Confucius tells you how to live your life not by appeal to religion, but rather by showing characteristics that he considers “good”, and gives examples of what is and what isn’t considered good. A few reoccuring ideas:
- junzi 君子 – exemplary person. The ideal, wise person that we should strive to be. A junzi strives to be excellent (德) and honorable (信), and not be arrogant or greedy or materialistic. He seeks knowledge, respects elders, is not afraid to speak up, and conducts himself authoritatively.
- li 礼- ritual propriety. The idea that there are certain “rituals” that society observes, and that if a leader respects them, then things will go smoothly. Kind of like the “meta” in games — modern examples would be the employer/employee relationship, or what situations do you perform a handshake with someone.
- xiao 孝 – filial responsibility. A son must respect his parents and take care of them in old age, and mourn for them for three years after their death (since for three years after birth, a child is helpless unless for his parents).

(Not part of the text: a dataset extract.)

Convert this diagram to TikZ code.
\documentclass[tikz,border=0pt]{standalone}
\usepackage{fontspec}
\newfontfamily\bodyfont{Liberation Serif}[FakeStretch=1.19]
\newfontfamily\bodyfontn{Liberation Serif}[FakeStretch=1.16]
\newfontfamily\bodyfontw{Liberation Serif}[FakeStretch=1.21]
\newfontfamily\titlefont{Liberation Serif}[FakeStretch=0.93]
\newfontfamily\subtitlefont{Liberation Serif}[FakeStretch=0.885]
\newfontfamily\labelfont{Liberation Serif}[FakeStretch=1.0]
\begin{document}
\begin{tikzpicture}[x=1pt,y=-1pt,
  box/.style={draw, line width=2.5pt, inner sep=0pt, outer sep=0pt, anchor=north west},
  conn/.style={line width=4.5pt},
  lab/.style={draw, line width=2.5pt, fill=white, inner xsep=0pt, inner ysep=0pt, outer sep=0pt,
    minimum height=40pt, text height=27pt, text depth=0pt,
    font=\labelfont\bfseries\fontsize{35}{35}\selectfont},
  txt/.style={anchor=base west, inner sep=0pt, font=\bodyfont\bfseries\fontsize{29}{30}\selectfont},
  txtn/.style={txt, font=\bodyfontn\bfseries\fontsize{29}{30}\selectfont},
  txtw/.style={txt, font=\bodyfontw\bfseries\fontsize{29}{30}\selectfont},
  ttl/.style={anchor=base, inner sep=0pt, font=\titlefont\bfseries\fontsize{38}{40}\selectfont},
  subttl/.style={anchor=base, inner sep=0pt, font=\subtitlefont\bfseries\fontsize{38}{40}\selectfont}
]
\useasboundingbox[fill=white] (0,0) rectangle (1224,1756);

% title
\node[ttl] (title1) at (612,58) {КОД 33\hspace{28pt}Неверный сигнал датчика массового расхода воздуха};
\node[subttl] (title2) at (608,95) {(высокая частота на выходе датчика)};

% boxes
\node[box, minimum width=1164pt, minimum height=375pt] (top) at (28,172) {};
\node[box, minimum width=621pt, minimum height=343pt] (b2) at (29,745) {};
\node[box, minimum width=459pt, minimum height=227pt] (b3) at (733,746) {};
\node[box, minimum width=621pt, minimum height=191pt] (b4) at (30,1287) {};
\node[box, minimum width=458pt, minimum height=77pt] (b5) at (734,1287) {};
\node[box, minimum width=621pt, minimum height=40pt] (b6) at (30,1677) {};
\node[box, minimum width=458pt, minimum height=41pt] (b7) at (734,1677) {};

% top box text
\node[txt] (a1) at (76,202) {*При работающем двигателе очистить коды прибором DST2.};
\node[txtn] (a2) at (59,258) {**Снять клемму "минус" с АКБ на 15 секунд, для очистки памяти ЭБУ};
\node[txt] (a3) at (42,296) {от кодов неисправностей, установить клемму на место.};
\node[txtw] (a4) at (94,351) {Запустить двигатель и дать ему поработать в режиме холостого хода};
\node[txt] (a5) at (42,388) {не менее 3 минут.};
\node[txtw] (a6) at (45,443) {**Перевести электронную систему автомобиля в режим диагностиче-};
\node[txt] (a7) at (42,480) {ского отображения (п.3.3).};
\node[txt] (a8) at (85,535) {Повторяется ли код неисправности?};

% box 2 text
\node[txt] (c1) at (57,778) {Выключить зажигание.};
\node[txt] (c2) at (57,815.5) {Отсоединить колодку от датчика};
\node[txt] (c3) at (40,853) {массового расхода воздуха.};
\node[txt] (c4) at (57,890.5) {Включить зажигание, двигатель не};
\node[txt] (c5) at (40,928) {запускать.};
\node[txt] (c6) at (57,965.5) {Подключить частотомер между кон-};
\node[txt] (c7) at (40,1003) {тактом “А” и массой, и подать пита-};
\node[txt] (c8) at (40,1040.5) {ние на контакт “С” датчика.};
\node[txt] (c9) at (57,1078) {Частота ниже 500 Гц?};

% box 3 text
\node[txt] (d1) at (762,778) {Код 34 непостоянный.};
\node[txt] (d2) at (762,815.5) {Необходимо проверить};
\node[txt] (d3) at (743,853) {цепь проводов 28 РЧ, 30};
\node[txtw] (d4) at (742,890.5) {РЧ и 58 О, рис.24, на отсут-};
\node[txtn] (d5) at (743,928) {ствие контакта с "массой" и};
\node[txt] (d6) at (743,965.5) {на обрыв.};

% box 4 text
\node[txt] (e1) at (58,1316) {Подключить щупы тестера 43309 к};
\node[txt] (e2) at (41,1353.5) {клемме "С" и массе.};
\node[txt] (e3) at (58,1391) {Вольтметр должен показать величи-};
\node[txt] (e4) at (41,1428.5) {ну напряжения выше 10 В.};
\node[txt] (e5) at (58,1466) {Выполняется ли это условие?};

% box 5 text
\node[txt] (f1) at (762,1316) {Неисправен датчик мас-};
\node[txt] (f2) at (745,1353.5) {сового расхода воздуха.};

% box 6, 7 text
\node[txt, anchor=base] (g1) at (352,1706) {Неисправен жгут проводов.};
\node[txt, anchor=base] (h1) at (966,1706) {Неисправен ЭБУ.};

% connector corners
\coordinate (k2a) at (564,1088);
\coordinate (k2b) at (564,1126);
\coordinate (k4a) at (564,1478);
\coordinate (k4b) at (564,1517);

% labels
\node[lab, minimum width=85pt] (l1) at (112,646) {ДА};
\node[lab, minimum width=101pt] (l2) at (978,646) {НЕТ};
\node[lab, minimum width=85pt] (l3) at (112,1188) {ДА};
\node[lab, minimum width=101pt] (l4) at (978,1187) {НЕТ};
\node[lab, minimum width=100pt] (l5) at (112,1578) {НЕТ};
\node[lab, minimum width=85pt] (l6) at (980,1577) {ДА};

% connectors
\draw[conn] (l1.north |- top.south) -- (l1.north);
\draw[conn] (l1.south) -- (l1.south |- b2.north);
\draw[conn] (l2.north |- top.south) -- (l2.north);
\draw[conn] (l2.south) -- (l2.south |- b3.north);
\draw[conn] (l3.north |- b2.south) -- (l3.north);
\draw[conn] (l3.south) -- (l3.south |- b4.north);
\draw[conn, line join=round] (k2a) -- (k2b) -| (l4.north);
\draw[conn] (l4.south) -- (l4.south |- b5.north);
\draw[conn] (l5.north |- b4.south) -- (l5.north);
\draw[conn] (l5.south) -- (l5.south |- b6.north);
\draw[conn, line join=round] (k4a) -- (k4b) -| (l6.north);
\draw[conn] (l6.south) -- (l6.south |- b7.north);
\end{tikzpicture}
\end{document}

- haoxue 好学 – love of learning for the sake of learning
- ren 仁 – authorative conduct / benevolence / humanity. Basically a leader should conduct himself in a responsible manner, be fair yet firm.
- dao 道 – the way. One should forge one’s path through life.

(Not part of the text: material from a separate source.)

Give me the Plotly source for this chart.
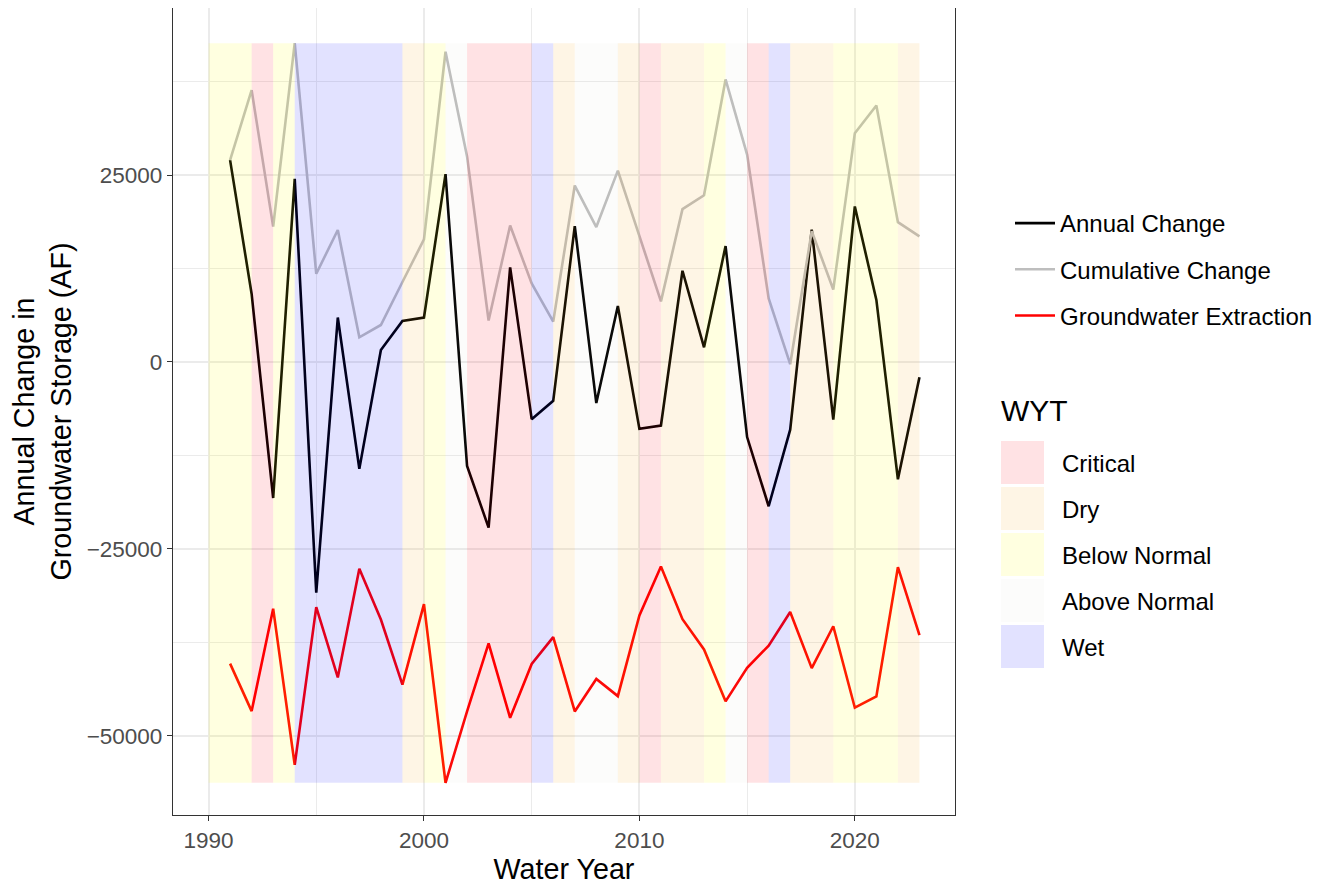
import plotly.graph_objects as go

# ---------------- data ----------------
years = list(range(1991, 2024))

annual_change = [27000, 9100, -18200, 24500, -30850, 5950, -14300, 1600, 5500, 5950,
                 25130, -13900, -22150, 12650, -7650, -5200, 18180, -5500, 7490, -8950,
                 -8500, 12200, 1960, 15500, -10050, -19300, -9050, 17700, -7700, 20800,
                 8300, -15700, -2050]

cumulative_change = [27000, 36350, 18100, 42650, 11800, 17650, 3300, 4950, 10700, 16400,
                     41500, 27500, 5550, 18250, 10500, 5400, 23600, 18050, 25600, 16700,
                     8100, 20450, 22300, 37800, 27750, 8500, -300, 17500, 9700, 30600,
                     34300, 18700, 16800]

groundwater_extraction = [-40350, -46700, -33000, -53900, -32800, -42200, -27650, -34450,
                          -43150, -32400, -56300, -46750, -37650, -47600, -40400, -36800,
                          -46750, -42400, -44700, -33900, -27350, -34400, -38450, -45400,
                          -40900, -37950, -33450, -40950, -35350, -46250, -44750, -27450,
                          -36550]

wyt = ["Below Normal", "Below Normal", "Critical", "Below Normal", "Wet", "Wet", "Wet",
       "Wet", "Wet", "Dry", "Below Normal", "Above Normal", "Critical", "Critical",
       "Critical", "Wet", "Dry", "Above Normal", "Above Normal", "Dry", "Critical", "Dry",
       "Dry", "Below Normal", "Above Normal", "Critical", "Wet", "Dry", "Dry",
       "Below Normal", "Below Normal", "Below Normal", "Dry"]

wyt_levels = ["Critical", "Dry", "Below Normal", "Above Normal", "Wet"]
wyt_fill = {
    "Critical": "rgba(255,0,20,0.115)",
    "Dry": "rgba(245,160,20,0.11)",
    "Below Normal": "rgba(255,255,0,0.12)",
    "Above Normal": "rgba(200,200,170,0.05)",
    "Wet": "rgba(0,0,255,0.115)",
}

# ---------------- figure ----------------
FONT = "Liberation Sans, Arial, sans-serif"
PAGE_OFF = 8                      # default body margin of the html page
W, H = 1327 - 2 * PAGE_OFF, 893 - 2 * PAGE_OFF
PX0, PX1, PY0, PY1 = 173, 955, 8, 815      # panel edges on the page
L, T = PX0 - PAGE_OFF, PY0 - PAGE_OFF
R = W - (PX1 - PAGE_OFF)
B = H - (PY1 - PAGE_OFF)


def px_x(px):
    return (px - PX0) / (PX1 - PX0)


def px_y(py):
    return (PY1 - py) / (PY1 - PY0)


fig = go.Figure()

series = [
    ("Annual Change", annual_change, "black"),
    ("Cumulative Change", cumulative_change, "#BEBEBE"),
    ("Groundwater Extraction", groundwater_extraction, "red"),
]
for i, (name, vals, col) in enumerate(series):
    fig.add_trace(go.Scatter(
        x=years, y=vals, mode="lines", name=name,
        line=dict(color=col, width=2.6),
        legendgroup="g%d" % i,
    ))

all_vals = annual_change + cumulative_change + groundwater_extraction
ymin, ymax = min(all_vals), max(all_vals)

for lvl in wyt_levels:
    xs, ys = [], []
    for yr, w in zip(years, wyt):
        if w == lvl:
            xs += [yr - 1, yr, yr, yr - 1, yr - 1, None]
            ys += [ymin, ymin, ymax, ymax, ymin, None]
    fig.add_trace(go.Scatter(
        x=xs, y=ys, mode="lines", fill="toself", fillcolor=wyt_fill[lvl],
        line=dict(width=0, color="rgba(0,0,0,0)"), name=lvl,
        showlegend=False, hoverinfo="skip",
    ))

# manual WYT key (ggplot-style square keys)
shapes = []
annotations = []
annotations.append(dict(
    text="WYT", xref="paper", yref="paper", x=px_x(999), y=px_y(410),
    xanchor="left", yanchor="middle", showarrow=False,
    font=dict(family=FONT, size=30, color="black"),
))
for i, lvl in enumerate(wyt_levels):
    top = 441 + 46 * i
    shapes.append(dict(
        type="rect", xref="paper", yref="paper",
        x0=px_x(1001), x1=px_x(1044), y0=px_y(top + 43), y1=px_y(top),
        fillcolor=wyt_fill[lvl], line=dict(width=0), layer="above",
    ))
    annotations.append(dict(
        text=lvl, xref="paper", yref="paper", x=px_x(1060), y=px_y(top + 22),
        xanchor="left", yanchor="middle", showarrow=False,
        font=dict(family=FONT, size=24, color="black"),
    ))

grid_major = "#EBEBEB"
fig.update_layout(
    width=W, height=H,
    margin=dict(l=L, r=R, t=T, b=B, autoexpand=False),
    paper_bgcolor="white", plot_bgcolor="white",
    font=dict(family=FONT, size=22.5, color="black"),
    showlegend=True,
    legend=dict(
        x=px_x(1010), y=px_y(201), xanchor="left", yanchor="top",
        font=dict(family=FONT, size=24, color="black"),
        traceorder="grouped", tracegroupgap=12,
        bgcolor="rgba(0,0,0,0)", itemwidth=40,
    ),
    shapes=shapes,
    annotations=annotations,
    xaxis=dict(
        range=[1988.35, 2024.65], tick0=1990, dtick=10,
        showgrid=True, gridcolor=grid_major, gridwidth=2,
        minor=dict(dtick=5, tick0=1990, showgrid=True, gridcolor=grid_major, gridwidth=1),
        showline=True, mirror=True, linecolor="#333333", linewidth=1.3,
        ticks="outside", ticklen=5, tickcolor="#333333", tickwidth=1.3,
        tickfont=dict(family=FONT, size=22.5, color="#4D4D4D"),
        zeroline=False,
        title=dict(text="Water Year", font=dict(family=FONT, size=28.7, color="black"), standoff=15),
    ),
    yaxis=dict(
        range=[-60600, 47350], tickvals=[-50000, -25000, 0, 25000], tickformat="d",
        showgrid=True, gridcolor=grid_major, gridwidth=2,
        minor=dict(tickvals=[-37500, -12500, 12500, 37500], showgrid=True,
                   gridcolor=grid_major, gridwidth=1),
        showline=True, mirror=True, linecolor="#333333", linewidth=1.3,
        ticks="outside", ticklen=5, tickcolor="#333333", tickwidth=1.3,
        tickfont=dict(family=FONT, size=22.5, color="#4D4D4D"),
        zeroline=False,
        title=dict(text="Annual Change in<br>Groundwater Storage (AF)",
                   font=dict(family=FONT, size=28.7, color="black"), standoff=9),
    ),
)

fig.write_html("out.html")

An obvious question ([redacted] asked this) is why should we listen to Confucius if there’s no appeal either to a higher power (like the bible) or by axiomizing everything. I don’t really know, but many Chinese have studied this book and lived their lives according to its principles, so by studying it, we can better understand how Chinese think.
I feel like the Analects tells us how an ideal Chinese is “supposed” to think, but modern Chinese people are very much the opposite. Modern Chinese people are generally very materialistic, competitive, and care about comparing themselves to people around them. [redacted] says much of what is written here is “obvious” to any Chinese person — but then why don’t they actually follow it? I guess modern Chinese society is very unequal, and one must be competitive to rise to the top to prosper. So the cynical answer is that recent economic forces override thousand-year philosophy, which is the ideal, but falls apart when push comes to shove.
The Analects is a very thought-provoking book. It’s surprising how many things Confucius said 2500 years ago is still true today. I probably missed a lot of things in my first pass through it — but this is a good starting point for further reading on Chinese philosophy and literature.